> PROBLEM TO SOLVE: Repeat verbatim only the lines from the one with "Give me the matplotlib source for this chart." through the one with "plt.rcParams['font.family'] = ['Lato', 'DejaVu", both ends kept. Pictures stay out.

> MATERIALS PROVIDED:
----------

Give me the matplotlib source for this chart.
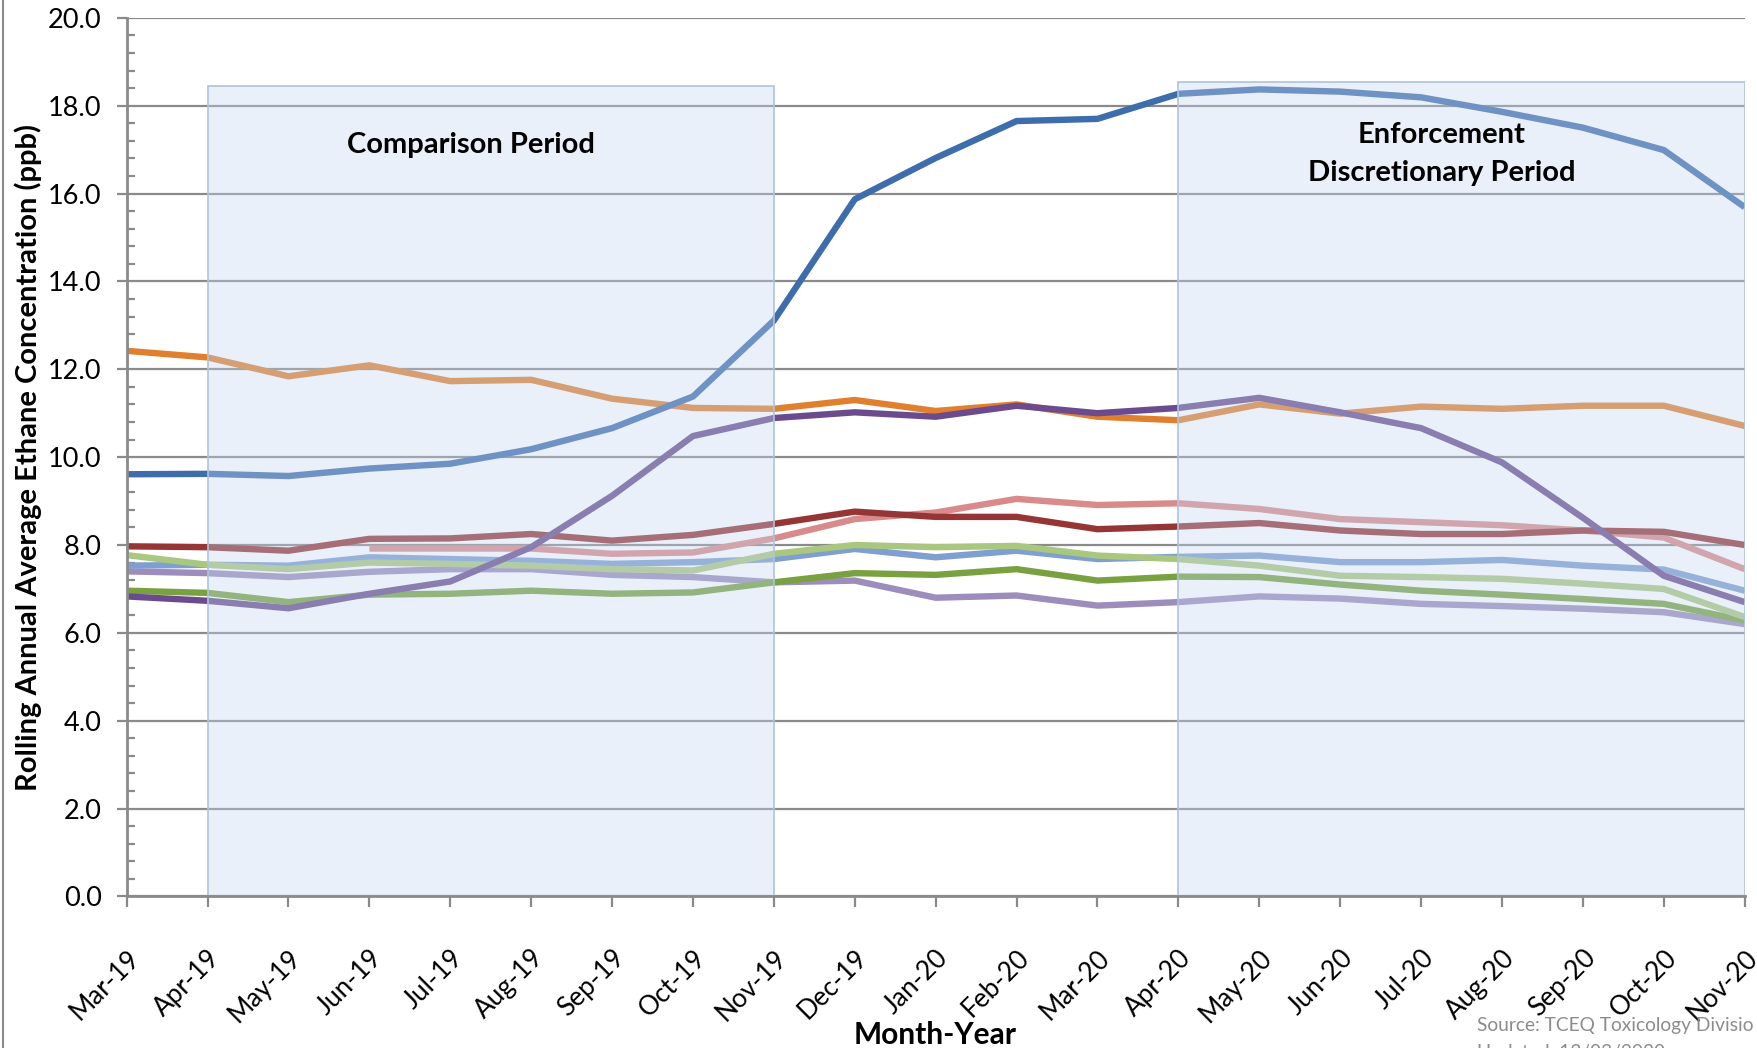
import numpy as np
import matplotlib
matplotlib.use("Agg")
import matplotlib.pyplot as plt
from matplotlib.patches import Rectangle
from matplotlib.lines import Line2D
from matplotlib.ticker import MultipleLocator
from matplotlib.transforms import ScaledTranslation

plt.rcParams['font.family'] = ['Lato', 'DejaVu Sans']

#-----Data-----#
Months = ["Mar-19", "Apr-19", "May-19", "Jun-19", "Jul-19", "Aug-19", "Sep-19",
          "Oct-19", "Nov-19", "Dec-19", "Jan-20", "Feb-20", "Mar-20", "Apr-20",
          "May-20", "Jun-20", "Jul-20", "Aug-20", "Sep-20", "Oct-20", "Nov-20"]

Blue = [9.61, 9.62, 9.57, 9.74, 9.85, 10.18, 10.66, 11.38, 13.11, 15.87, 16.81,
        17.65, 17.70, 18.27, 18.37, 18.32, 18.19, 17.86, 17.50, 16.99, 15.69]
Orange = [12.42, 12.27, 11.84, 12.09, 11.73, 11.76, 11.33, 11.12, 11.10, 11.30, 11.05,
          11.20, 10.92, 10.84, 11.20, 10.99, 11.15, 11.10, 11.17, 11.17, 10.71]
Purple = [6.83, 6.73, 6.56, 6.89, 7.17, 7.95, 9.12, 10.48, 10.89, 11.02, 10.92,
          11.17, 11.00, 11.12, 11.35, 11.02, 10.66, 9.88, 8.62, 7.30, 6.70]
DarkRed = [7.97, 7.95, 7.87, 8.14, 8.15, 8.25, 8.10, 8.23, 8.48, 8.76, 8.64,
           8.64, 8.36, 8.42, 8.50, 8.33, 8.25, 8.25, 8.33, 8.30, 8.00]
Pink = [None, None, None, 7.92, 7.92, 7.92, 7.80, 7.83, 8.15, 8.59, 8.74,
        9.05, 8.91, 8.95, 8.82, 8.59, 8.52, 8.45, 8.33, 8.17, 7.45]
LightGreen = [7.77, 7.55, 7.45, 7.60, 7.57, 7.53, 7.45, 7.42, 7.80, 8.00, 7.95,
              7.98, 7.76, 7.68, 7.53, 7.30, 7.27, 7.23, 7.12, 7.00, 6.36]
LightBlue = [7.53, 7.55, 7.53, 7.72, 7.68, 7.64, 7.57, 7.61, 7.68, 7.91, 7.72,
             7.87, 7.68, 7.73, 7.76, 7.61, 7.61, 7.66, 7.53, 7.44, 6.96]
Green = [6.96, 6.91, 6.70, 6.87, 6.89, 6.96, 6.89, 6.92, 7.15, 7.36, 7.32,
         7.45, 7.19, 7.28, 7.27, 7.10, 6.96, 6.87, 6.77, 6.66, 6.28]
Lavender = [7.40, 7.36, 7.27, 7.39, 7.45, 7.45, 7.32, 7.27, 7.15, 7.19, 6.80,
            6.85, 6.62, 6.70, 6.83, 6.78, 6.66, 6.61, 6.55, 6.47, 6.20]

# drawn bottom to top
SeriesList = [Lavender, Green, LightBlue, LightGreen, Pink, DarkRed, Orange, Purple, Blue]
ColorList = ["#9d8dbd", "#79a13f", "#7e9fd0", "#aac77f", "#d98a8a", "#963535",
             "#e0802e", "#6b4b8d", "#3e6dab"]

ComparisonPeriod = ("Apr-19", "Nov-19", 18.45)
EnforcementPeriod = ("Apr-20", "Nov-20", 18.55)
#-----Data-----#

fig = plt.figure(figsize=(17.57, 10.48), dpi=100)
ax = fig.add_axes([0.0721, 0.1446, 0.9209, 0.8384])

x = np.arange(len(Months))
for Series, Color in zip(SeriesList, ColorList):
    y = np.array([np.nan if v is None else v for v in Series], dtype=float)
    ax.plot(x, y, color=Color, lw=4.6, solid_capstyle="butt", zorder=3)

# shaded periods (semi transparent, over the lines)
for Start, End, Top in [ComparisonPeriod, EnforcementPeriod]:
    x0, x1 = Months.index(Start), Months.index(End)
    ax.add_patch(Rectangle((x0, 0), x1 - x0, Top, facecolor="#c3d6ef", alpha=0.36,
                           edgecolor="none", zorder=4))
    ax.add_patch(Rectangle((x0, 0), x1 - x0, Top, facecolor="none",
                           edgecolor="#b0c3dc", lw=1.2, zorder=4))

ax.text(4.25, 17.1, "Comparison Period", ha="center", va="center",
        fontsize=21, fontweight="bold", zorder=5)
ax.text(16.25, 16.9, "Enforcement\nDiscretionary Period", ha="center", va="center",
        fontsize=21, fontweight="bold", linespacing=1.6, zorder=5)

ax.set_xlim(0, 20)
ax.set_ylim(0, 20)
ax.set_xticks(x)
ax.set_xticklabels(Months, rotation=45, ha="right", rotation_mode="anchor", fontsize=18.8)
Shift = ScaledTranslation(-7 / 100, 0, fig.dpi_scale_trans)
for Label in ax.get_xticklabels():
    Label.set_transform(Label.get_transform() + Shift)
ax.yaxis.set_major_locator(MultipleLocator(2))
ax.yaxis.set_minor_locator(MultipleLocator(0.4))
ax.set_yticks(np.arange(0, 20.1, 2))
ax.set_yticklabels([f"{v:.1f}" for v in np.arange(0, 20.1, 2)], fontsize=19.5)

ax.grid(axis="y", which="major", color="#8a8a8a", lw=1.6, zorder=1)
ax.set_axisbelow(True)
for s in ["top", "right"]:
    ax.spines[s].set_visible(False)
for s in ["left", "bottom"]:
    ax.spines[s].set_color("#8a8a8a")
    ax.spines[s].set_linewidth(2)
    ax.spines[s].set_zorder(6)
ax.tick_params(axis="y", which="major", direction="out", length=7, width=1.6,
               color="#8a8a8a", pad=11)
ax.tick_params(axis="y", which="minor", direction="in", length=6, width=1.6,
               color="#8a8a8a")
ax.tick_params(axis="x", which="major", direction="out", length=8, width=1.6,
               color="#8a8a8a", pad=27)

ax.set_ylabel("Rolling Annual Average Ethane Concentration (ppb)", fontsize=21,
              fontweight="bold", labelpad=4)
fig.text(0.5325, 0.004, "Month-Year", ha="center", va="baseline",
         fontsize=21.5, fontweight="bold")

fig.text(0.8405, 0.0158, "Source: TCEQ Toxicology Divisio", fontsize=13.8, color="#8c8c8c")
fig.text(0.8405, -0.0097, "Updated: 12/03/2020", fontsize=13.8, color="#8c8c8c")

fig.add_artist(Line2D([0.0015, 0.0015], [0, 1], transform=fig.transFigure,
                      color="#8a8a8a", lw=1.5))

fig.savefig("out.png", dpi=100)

----------

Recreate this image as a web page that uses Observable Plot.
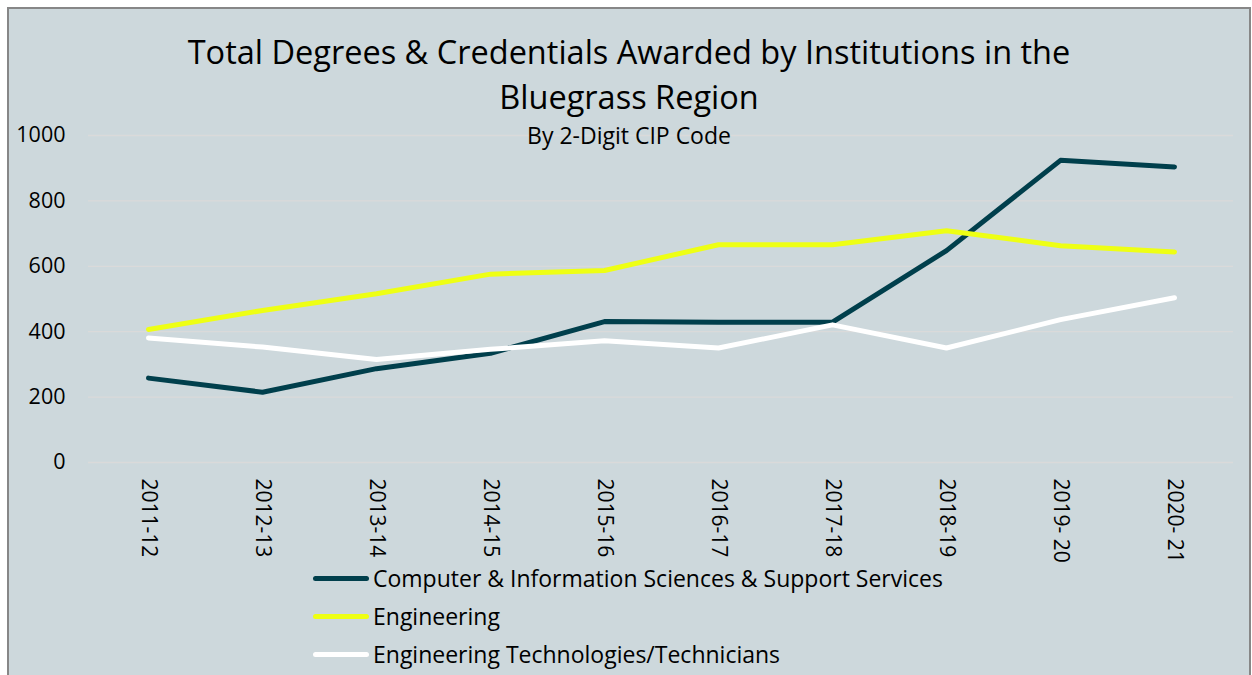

----------

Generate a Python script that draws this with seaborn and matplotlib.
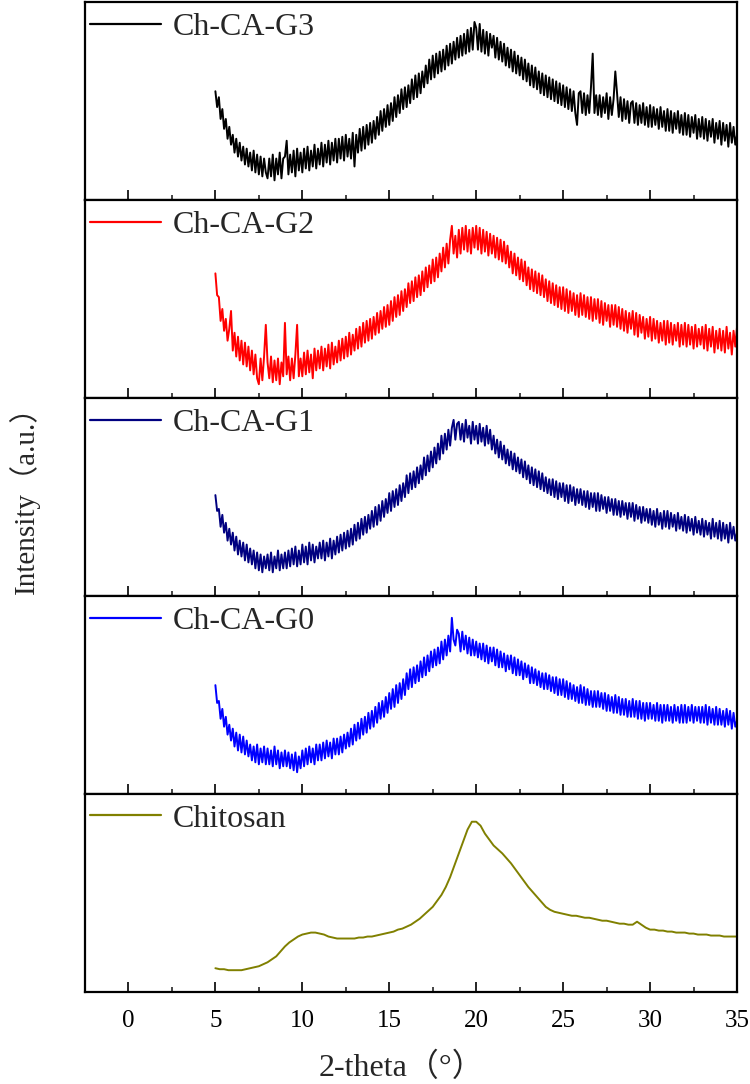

----------

> THE RESPONSE:
Give me the matplotlib source for this chart.
import numpy as np
import matplotlib
matplotlib.use("Agg")
import matplotlib.pyplot as plt
from matplotlib.patches import Rectangle
from matplotlib.lines import Line2D
from matplotlib.ticker import MultipleLocator
from matplotlib.transforms import ScaledTranslation

plt.rcParams['font.family'] = ['Lato', 'DejaVu Sans']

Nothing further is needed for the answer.